Saveurs et Saisons compte 7 500 références.

De la pédagogie. «Nous refusons des produits de contre saison ou qui viennent du bout du monde. On explique aux clients pourquoi certains produits ne sont pas disponibles. C’est une stratégie gagnante. Et d’ailleurs, quand nous avons fait notre dernière campagne de publicité avec des 4 par 3, nos clients ont trouvé que cela ne nous ressemblait pas !» s’étonne Thierry Decoster. Preuve que Saveurs et Saisons a su véhiculer autour de lui les valeurs fondamentales du respect des produits et de l’environnement.
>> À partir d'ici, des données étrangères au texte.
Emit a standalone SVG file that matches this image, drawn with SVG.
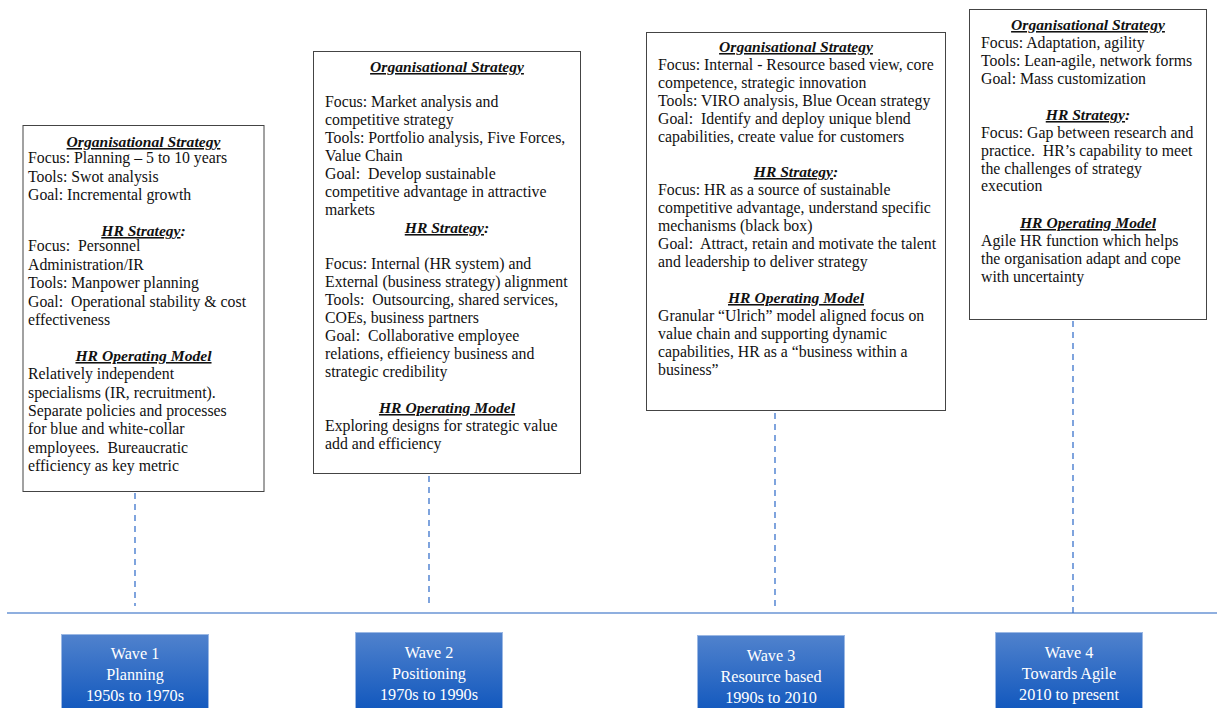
<svg xmlns="http://www.w3.org/2000/svg" width="1217" height="708" viewBox="0 0 1217 708">
<style>
.box{fill:#fff;stroke:#444;stroke-width:1}
.t{font-family:"Liberation Serif","Times New Roman",serif;font-size:15.8px;fill:#111;white-space:pre}
.h{font-family:"Liberation Serif","Times New Roman",serif;font-size:15.6px;font-weight:bold;font-style:italic;fill:#111;text-anchor:middle}
.u{text-decoration:underline}
.dash{stroke:#3b73cc;stroke-width:1.3;stroke-dasharray:6,5;fill:none}
.axis{stroke:#6a95d4;stroke-width:1.5}
.wave{fill:url(#g);stroke:#9bb8e4;stroke-width:1}
.w{font-family:"Liberation Serif","Times New Roman",serif;font-size:16.2px;fill:#fff;text-anchor:middle}
</style>
<defs>
<linearGradient id="g" x1="0" y1="0" x2="0" y2="1">
<stop offset="0" stop-color="#5082cd"/>
<stop offset="1" stop-color="#0f56bd"/>
</linearGradient>
</defs>
<rect width="1217" height="708" fill="#fff"/>
<g id="connectors">
<line class="axis" x1="7" y1="613" x2="1217" y2="613"/>
<line class="dash" x1="135" y1="493" x2="135" y2="606"/>
<line class="dash" x1="429" y1="476" x2="429" y2="607"/>
<line class="dash" x1="775" y1="413" x2="775" y2="610"/>
<line class="dash" x1="1073" y1="321" x2="1073" y2="618"/>
</g>
<g id="box1">
<rect class="box" x="23" y="125.500" width="241" height="366"/>
<text class="h" x="143.5" y="147"><tspan class="u">Organisational Strategy</tspan></text>
<text class="t" x="28" y="163">Focus: Planning – 5 to 10 years</text>
<text class="t" x="28" y="181.500">Tools: Swot analysis</text>
<text class="t" x="28" y="200">Goal: Incremental growth</text>
<text class="h" x="143.5" y="236"><tspan class="u">HR Strategy</tspan>:</text>
<text class="t" x="28" y="251">Focus:  Personnel</text>
<text class="t" x="28" y="269.500">Administration/IR</text>
<text class="t" x="28" y="288">Tools: Manpower planning</text>
<text class="t" x="28" y="306.500">Goal:  Operational stability &amp; cost</text>
<text class="t" x="28" y="325">effectiveness</text>
<text class="h" x="143.5" y="361"><tspan class="u">HR Operating Model</tspan></text>
<text class="t" x="28" y="379">Relatively independent</text>
<text class="t" x="28" y="397.500">specialisms (IR, recruitment).</text>
<text class="t" x="28" y="416">Separate policies and processes</text>
<text class="t" x="28" y="434">for blue and white-collar</text>
<text class="t" x="28" y="452.500">employees.  Bureaucratic</text>
<text class="t" x="28" y="470.500">efficiency as key metric</text>
</g>
<g id="box2">
<rect class="box" x="313.500" y="51.500" width="267" height="422"/>
<text class="h" x="447" y="72"><tspan class="u">Organisational Strategy</tspan></text>
<text class="t" x="325" y="107">Focus: Market analysis and</text>
<text class="t" x="325" y="125">competitive strategy</text>
<text class="t" x="325" y="143">Tools: Portfolio analysis, Five Forces,</text>
<text class="t" x="325" y="161">Value Chain</text>
<text class="t" x="325" y="179">Goal:  Develop sustainable</text>
<text class="t" x="325" y="197">competitive advantage in attractive</text>
<text class="t" x="325" y="215">markets</text>
<text class="h" x="447" y="233"><tspan class="u">HR Strategy</tspan>:</text>
<text class="t" x="325" y="269">Focus: Internal (HR system) and</text>
<text class="t" x="325" y="287">External (business strategy) alignment</text>
<text class="t" x="325" y="305">Tools:  Outsourcing, shared services,</text>
<text class="t" x="325" y="323">COEs, business partners</text>
<text class="t" x="325" y="341">Goal:  Collaborative employee</text>
<text class="t" x="325" y="359">relations, effieiency business and</text>
<text class="t" x="325" y="377">strategic credibility</text>
<text class="h" x="447" y="413"><tspan class="u">HR Operating Model</tspan></text>
<text class="t" x="325" y="431">Exploring designs for strategic value</text>
<text class="t" x="325" y="449">add and efficiency</text>
</g>
<g id="box3">
<rect class="box" x="646.500" y="32.500" width="299" height="378"/>
<text class="h" x="796" y="52"><tspan class="u">Organisational Strategy</tspan></text>
<text class="t" x="658" y="70">Focus: Internal - Resource based view, core</text>
<text class="t" x="658" y="88">competence, strategic innovation</text>
<text class="t" x="658" y="106">Tools: VIRO analysis, Blue Ocean strategy</text>
<text class="t" x="658" y="123.500">Goal:  Identify and deploy unique blend</text>
<text class="t" x="658" y="141.500">capabilities, create value for customers</text>
<text class="h" x="796" y="177"><tspan class="u">HR Strategy</tspan>:</text>
<text class="t" x="658" y="195">Focus: HR as a source of sustainable</text>
<text class="t" x="658" y="213">competitive advantage, understand specific</text>
<text class="t" x="658" y="231">mechanisms (black box)</text>
<text class="t" x="658" y="249">Goal:  Attract, retain and motivate the talent</text>
<text class="t" x="658" y="267">and leadership to deliver strategy</text>
<text class="h" x="796" y="303"><tspan class="u">HR Operating Model</tspan></text>
<text class="t" x="658" y="321">Granular “Ulrich” model aligned focus on</text>
<text class="t" x="658" y="339">value chain and supporting dynamic</text>
<text class="t" x="658" y="357">capabilities, HR as a “business within a</text>
<text class="t" x="658" y="375">business”</text>
</g>
<g id="box4">
<rect class="box" x="969.500" y="9.500" width="237" height="310"/>
<text class="h" x="1088" y="30"><tspan class="u">Organisational Strategy</tspan></text>
<text class="t" x="981" y="48">Focus: Adaptation, agility</text>
<text class="t" x="981" y="66">Tools: Lean-agile, network forms</text>
<text class="t" x="981" y="83.500">Goal: Mass customization</text>
<text class="h" x="1088" y="120"><tspan class="u">HR Strategy</tspan>:</text>
<text class="t" x="981" y="138">Focus: Gap between research and</text>
<text class="t" x="981" y="155.500">practice.  HR’s capability to meet</text>
<text class="t" x="981" y="173.500">the challenges of strategy</text>
<text class="t" x="981" y="191">execution</text>
<text class="h" x="1088" y="228"><tspan class="u">HR Operating Model</tspan></text>
<text class="t" x="981" y="246">Agile HR function which helps</text>
<text class="t" x="981" y="264">the organisation adapt and cope</text>
<text class="t" x="981" y="281.500">with uncertainty</text>
</g>
<g id="wave1">
<rect class="wave" x="61.500" y="634.500" width="147" height="80"/>
<text class="w" x="135" y="659">Wave 1</text>
<text class="w" x="135" y="680">Planning</text>
<text class="w" x="135" y="701">1950s to 1970s</text>
</g>
<g id="wave2">
<rect class="wave" x="355.500" y="632.500" width="147" height="80"/>
<text class="w" x="429" y="658">Wave 2</text>
<text class="w" x="429" y="679">Positioning</text>
<text class="w" x="429" y="700">1970s to 1990s</text>
</g>
<g id="wave3">
<rect class="wave" x="697.500" y="635.500" width="147" height="80"/>
<text class="w" x="771" y="661">Wave 3</text>
<text class="w" x="771" y="682">Resource based</text>
<text class="w" x="771" y="703">1990s to 2010</text>
</g>
<g id="wave4">
<rect class="wave" x="995.500" y="632.500" width="147" height="80"/>
<text class="w" x="1069" y="658">Wave 4</text>
<text class="w" x="1069" y="679">Towards Agile</text>
<text class="w" x="1069" y="700">2010 to present</text>
</g>
</svg>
Depuis peu, le magasin travaille avec une plate-forme de mise en marché des produits régionaux, Norabio à Phalempin : les produits cultivés sont directement livrés en magasin, limitant ainsi les intermédiaires et les coûts inutiles. Gain de fraîcheur, traçabilité parfaite et logistique à la pointe ! Chaque jour, plus de 250 clients viennent pousser les portes du magasin de Villeneuve-d’Ascq, un chiffre doublé le week-end. Ce samedi 5 octobre, le magasin organise, de 10h à 18h, un village régional. Vous pourrez y rencontrer les producteurs et fournisseurs locaux autour de dégustations et d’animations. Le midi, un grand barbecue est organisé, suivi de la visite du magasin. L’idée de fond de ces nombreux projets, c’est surtout l’humain, une valeur essentielle aux yeux de l’ancien formateur à l’Institut de Genech. «Notre entreprise raisonne différemment sur de nombreuses choses. J’essaie d’aider les salariés à réfléchir par eux-mêmes. S’ils me font des propositions, tant mieux ! J’ai envie de bâtir mon entreprise avec les compétences de chacun», poursuit-il. C’est pourquoi il garde de l’espace dans la ferme pour accueillir des sociétés qui voudraient s’y installer. Et même s’il ne veut pas quitter son entreprise de sitôt, il réfléchit déjà à transmettre son savoir pour que l’entreprise «continue de vivre avec ses valeurs actuelles». Mais il caresse aussi un doux rêve… La création d’un centre de recherche et développement, site de réflexion autour de l’avenir du commerce.